KILLER CHARTS

KILLER CHARTS

Starbucks is struggling

Five charts to start your day

James Eagle's avatar
James Eagle
Aug 13, 2025
∙ Paid

Good morning – here are your five chart for the day.

So, I’m in Boston for a couple of weeks before we head back to Switzerland when the children start school in mid-August. What did I do this morning? I went to Starbucks. It’s not because I have any great affection for the place – I simply needed a coffee. The other day I went to Nero in Boston, another chain I know from the UK. Again, there’s nothing particularly special about it either. And that’s the story.

Starbucks emerged at a time when Americans began drinking less soda, creating a gap in the market. Starbucks filled that gap by offering caffeine, sugar and fat all in one beverage. They became the modern-day replacement for soft drinks, disguised as coffee, and for a while they were all the rage. Now, though, they’re just another coffee shop and that’s what the first chart shows.

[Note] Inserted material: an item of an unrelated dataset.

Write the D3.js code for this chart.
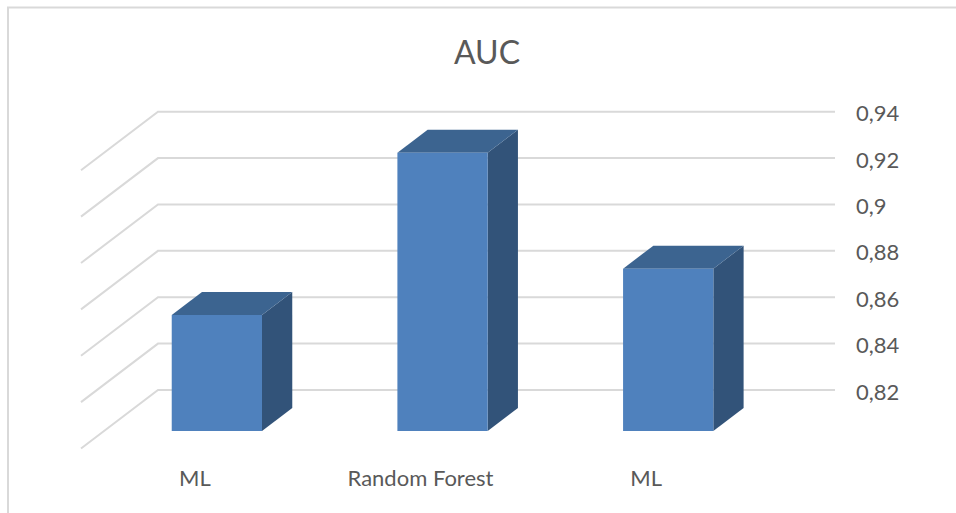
<!DOCTYPE html>
<html>
<head>
<meta charset="utf-8">
<script src="https://cdn.jsdelivr.net/npm/d3@7/dist/d3.min.js"></script>
<style>
  html, body { margin: 0; padding: 0; background: #fff; }
  svg { display: block; }
  text { font-family: Lato, "Open Sans", sans-serif; fill: #595959; }
</style>
</head>
<body>
<svg id="chart" width="956" height="513"></svg>
<script>
// AUC by model, 3D column chart
const chartTitle = "AUC";
const categories = ["ML", "Random Forest", "ML"];
const slotIds = ["a", "b", "c"];
const aucValues = [0.87, 0.94, 0.89];
const yTicks = [0.82, 0.84, 0.86, 0.88, 0.9, 0.92, 0.94];

const colors = { front: "#4f81bd", top: "#3c6490", side: "#325379", grid: "#d9d9d9", frame: "#d9d9d9" };

const svg = d3.select("#chart");

// Back wall of the plot; depth moves a point towards the viewer along the floor diagonal.
const wall = { left: 158, right: 835, top: 111.7, bottom: 390 };
const floorDepth = { dx: -77, dy: 58.5 };
const barFront = 41 / 58.5;
const barBack = 18 / 58.5;

const y = d3.scaleLinear().domain([0.82, 0.94]).range([wall.bottom, wall.top]);
const x = d3.scaleBand().domain(slotIds).range([wall.left, wall.right]).paddingInner(0.6).paddingOuter(0.3);

const project = (px, value, depth) => [px + floorDepth.dx * depth, y(value) + floorDepth.dy * depth];
const poly = pts => pts.map(p => p.join(",")).join(" ");

// Chart frame, visible along the top and left edges
svg.append("path")
  .attr("d", "M8,513V7.5H956")
  .attr("fill", "none").attr("stroke", colors.frame).attr("stroke-width", 2);

// Gridlines: the diagonal on the side wall, then the run across the back wall
svg.append("g").selectAll("polyline").data(yTicks).join("polyline")
  .attr("points", d => poly([project(wall.left, d, 1), project(wall.left, d, 0), project(wall.right, d, 0)]))
  .attr("fill", "none").attr("stroke", colors.grid).attr("stroke-width", 2);

// Columns
const base = y.domain()[0];
const bars = svg.append("g").selectAll("g").data(aucValues).join("g");
bars.each(function (d, i) {
  const g = d3.select(this);
  const x0 = x(slotIds[i]);
  const x1 = x0 + x.bandwidth();
  g.append("polygon").attr("fill", colors.side).attr("points", poly([
    project(x1, d, barFront), project(x1, d, barBack), project(x1, base, barBack), project(x1, base, barFront)
  ]));
  g.append("polygon").attr("fill", colors.top).attr("points", poly([
    project(x0, d, barFront), project(x0, d, barBack), project(x1, d, barBack), project(x1, d, barFront)
  ]));
  g.append("polygon").attr("fill", colors.front).attr("points", poly([
    project(x0, d, barFront), project(x1, d, barFront), project(x1, base, barFront), project(x0, base, barFront)
  ]));
});

// Value axis, right of the back wall
const fmt = d3.format(".2~f");
const yAxis = d3.axisRight(y).tickValues(yTicks).tickSize(0).tickPadding(0)
  .tickFormat(d => fmt(d).replace(".", ","));
const axisG = svg.append("g").attr("transform", `translate(856,2)`).call(yAxis);
axisG.select(".domain").remove();
axisG.selectAll("text").style("font-family", "Lato, 'Open Sans', sans-serif").style("font-size", "22px").attr("fill", "#595959");

// Category labels on the front of the floor
svg.append("g").selectAll("text").data(categories).join("text")
  .attr("x", (d, i) => x(slotIds[i]) + x.bandwidth() / 2 + floorDepth.dx + 1)
  .attr("y", 486)
  .attr("text-anchor", "middle")
  .style("font-size", "22px")
  .text(d => d);

// Title
svg.append("text")
  .attr("x", 487).attr("y", 64)
  .attr("text-anchor", "middle")
  .style("font-size", "32px")
  .text(chartTitle);
</script>
</body>
</html>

CHART 1 • Global comparable sales growth declining

The coffee giant that taught America to pay $4 for a latte is running out of steam. Starbucks has now posted six straight quarters of shrinking same-store sales, with its latest Q3 results showing a 2% decline globally. The North American business – its profit engine – saw transactions drop 3% as customers balk at complexity and queues.

New CEO Brian Niccol is throwing out 30% of the menu and cutting 1,100 corporate jobs in his "Back to Starbucks" strategy. But here's the rub: while Starbucks fumbles with its identity crisis, rivals are eating its lunch. Upscale competitors like Ceremony Coffee are stealing the artisan crowd, while budget chains capture the morning rush. The middle ground Starbucks occupies is becoming quicksand – too fancy to be fast, too basic to be special. With home coffee machines delivering barista-quality brews for $1 a cup, the question isn't whether Starbucks can turn around. It's whether the $4 latte era is simply over.